Su afición es digna de estudio y medalla al mérito deportivo, pero no la comparto. A menudo los veo derrengados, con tirones, chupados, con la cara tostada a lo cangrejo por la ingesta masiva de excesivas horas de sol. Y para ellos es muy importante, pero el deporte me sigue pareciendo una novia a la que dejé hace tiempo y a la que no echo de menos. Que se la tiren ellos dos horas al día. A mí ya no ponía. Además, me dejaba exhausto.
Recuerdo, dentro de las contradicciones absurdas que todos arrastramos, a un compañero que venía al almacén corriendo –18 km– y después iba  andando a paso tortuga con las agujetas haciéndole el hara-kiri a todas sus articulaciones. Y yo pensaba: “Joder, que venga en coche como todo el mundo y se meta caña moviendo cajas”. Ni caso. Nunca le vi haciendo un mísero sobreesfuerzo. Cierto, tampoco lo pagaban.

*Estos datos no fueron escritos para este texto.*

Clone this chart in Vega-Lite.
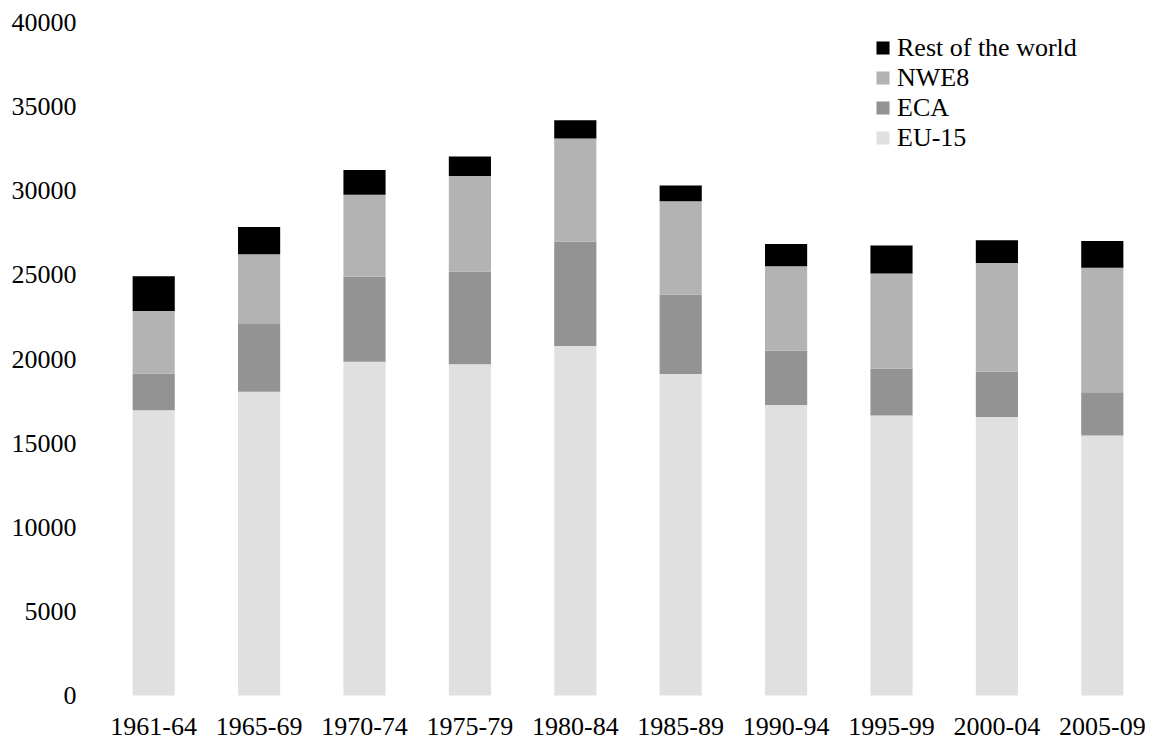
{
  "$schema": "https://vega.github.io/schema/vega-lite/v6.json",
  "autosize": "none",
  "width": 1054,
  "height": 673,
  "padding": {"left": 101, "top": 22.5, "right": 1, "bottom": 59.5},
  "background": "white",
  "config": {
    "view": {"stroke": null},
    "font": "Times New Roman, Liberation Serif, DejaVu Serif, serif"
  },
  "data": {
    "values": [
      {"period": "1961-64", "region": "EU-15", "value": 16950},
      {"period": "1961-64", "region": "ECA", "value": 2180},
      {"period": "1961-64", "region": "NWE8", "value": 3730},
      {"period": "1961-64", "region": "Rest of the world", "value": 2060},
      {"period": "1965-69", "region": "EU-15", "value": 18060},
      {"period": "1965-69", "region": "ECA", "value": 4070},
      {"period": "1965-69", "region": "NWE8", "value": 4100},
      {"period": "1965-69", "region": "Rest of the world", "value": 1620},
      {"period": "1970-74", "region": "EU-15", "value": 19830},
      {"period": "1970-74", "region": "ECA", "value": 5070},
      {"period": "1970-74", "region": "NWE8", "value": 4860},
      {"period": "1970-74", "region": "Rest of the world", "value": 1470},
      {"period": "1975-79", "region": "EU-15", "value": 19690},
      {"period": "1975-79", "region": "ECA", "value": 5510},
      {"period": "1975-79", "region": "NWE8", "value": 5670},
      {"period": "1975-79", "region": "Rest of the world", "value": 1170},
      {"period": "1980-84", "region": "EU-15", "value": 20780},
      {"period": "1980-84", "region": "ECA", "value": 6200},
      {"period": "1980-84", "region": "NWE8", "value": 6120},
      {"period": "1980-84", "region": "Rest of the world", "value": 1090},
      {"period": "1985-89", "region": "EU-15", "value": 19110},
      {"period": "1985-89", "region": "ECA", "value": 4720},
      {"period": "1985-89", "region": "NWE8", "value": 5550},
      {"period": "1985-89", "region": "Rest of the world", "value": 930},
      {"period": "1990-94", "region": "EU-15", "value": 17270},
      {"period": "1990-94", "region": "ECA", "value": 3230},
      {"period": "1990-94", "region": "NWE8", "value": 5020},
      {"period": "1990-94", "region": "Rest of the world", "value": 1310},
      {"period": "1995-99", "region": "EU-15", "value": 16640},
      {"period": "1995-99", "region": "ECA", "value": 2790},
      {"period": "1995-99", "region": "NWE8", "value": 5650},
      {"period": "1995-99", "region": "Rest of the world", "value": 1660},
      {"period": "2000-04", "region": "EU-15", "value": 16560},
      {"period": "2000-04", "region": "ECA", "value": 2690},
      {"period": "2000-04", "region": "NWE8", "value": 6460},
      {"period": "2000-04", "region": "Rest of the world", "value": 1350},
      {"period": "2005-09", "region": "EU-15", "value": 15450},
      {"period": "2005-09", "region": "ECA", "value": 2580},
      {"period": "2005-09", "region": "NWE8", "value": 7390},
      {"period": "2005-09", "region": "Rest of the world", "value": 1590}
    ]
  },
  "transform": [
    {"calculate": "indexof(['EU-15','ECA','NWE8','Rest of the world'], datum.region)", "as": "stackOrder"}
  ],
  "mark": {"type": "bar"},
  "encoding": {
    "x": {
      "field": "period",
      "type": "nominal",
      "sort": null,
      "scale": {"paddingInner": 0.6, "paddingOuter": 0.3},
      "axis": {
        "title": null,
        "labelAngle": 0,
        "domain": false,
        "ticks": false,
        "labelFont": "Times New Roman, Liberation Serif, DejaVu Serif, serif",
        "labelFontSize": 26,
        "labelColor": "black",
        "labelPadding": 18,
        "labelLimit": 300
      }
    },
    "y": {
      "field": "value",
      "type": "quantitative",
      "aggregate": "sum",
      "stack": "zero",
      "scale": {"domain": [0, 40000], "nice": false},
      "axis": {
        "title": null,
        "values": [0, 5000, 10000, 15000, 20000, 25000, 30000, 35000, 40000],
        "format": "d",
        "grid": false,
        "domain": false,
        "ticks": false,
        "labelFont": "Times New Roman, Liberation Serif, DejaVu Serif, serif",
        "labelFontSize": 26,
        "labelColor": "black",
        "labelPadding": 25
      }
    },
    "color": {
      "field": "region",
      "type": "nominal",
      "scale": {
        "domain": ["Rest of the world", "NWE8", "ECA", "EU-15"],
        "range": ["#000000", "#b3b3b3", "#939393", "#e0e0e0"]
      },
      "legend": {
        "title": null,
        "orient": "none",
        "legendX": 769,
        "legendY": 12.5,
        "padding": 0,
        "symbolType": "square",
        "symbolSize": 170,
        "symbolStrokeWidth": 0,
        "labelFont": "Times New Roman, Liberation Serif, DejaVu Serif, serif",
        "labelFontSize": 26,
        "labelColor": "black",
        "labelOffset": 1,
        "labelLimit": 400,
        "rowPadding": 4
      }
    },
    "order": {"field": "stackOrder", "type": "quantitative"}
  }
}
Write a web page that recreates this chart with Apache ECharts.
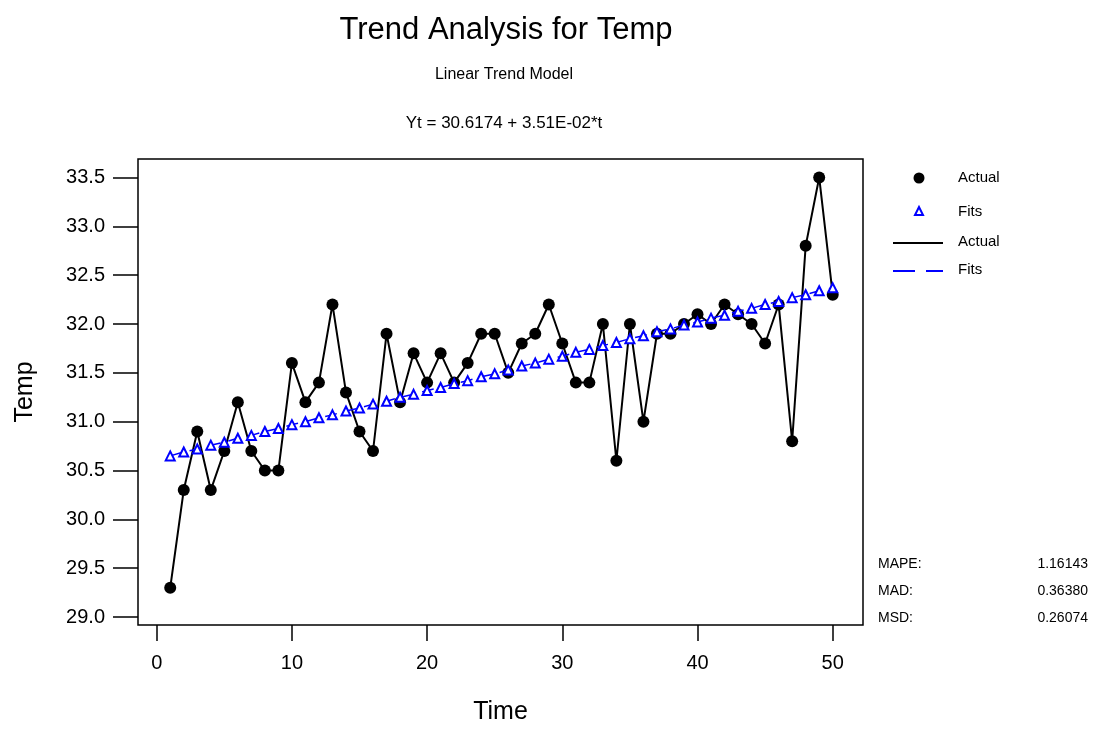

Hay cosas peores que ser corredor de fondo. Privilegiados que arriesgan su estatus metiendo la mano en la caja, yuppies que se taladran el cerebro con cocaína, ninis que se estampan con el coche a 300 k/h, vagos que ven la vida escaparse entre sus dedos, orgullosos demasiado cegados para ver que ya no refulgen como antaño o cobardes que nunca le dirán a la chica de al lado que están enamorados de ella. Ante eso, y muchos otros pecados, que castigues tus abductores y rodillas contra el asfalto del amanecer es baladí. Por cierto, acabo de recordar que nunca dejé a la novia. Me dejó ella a mí. Nunca pude seguirle el ritmo.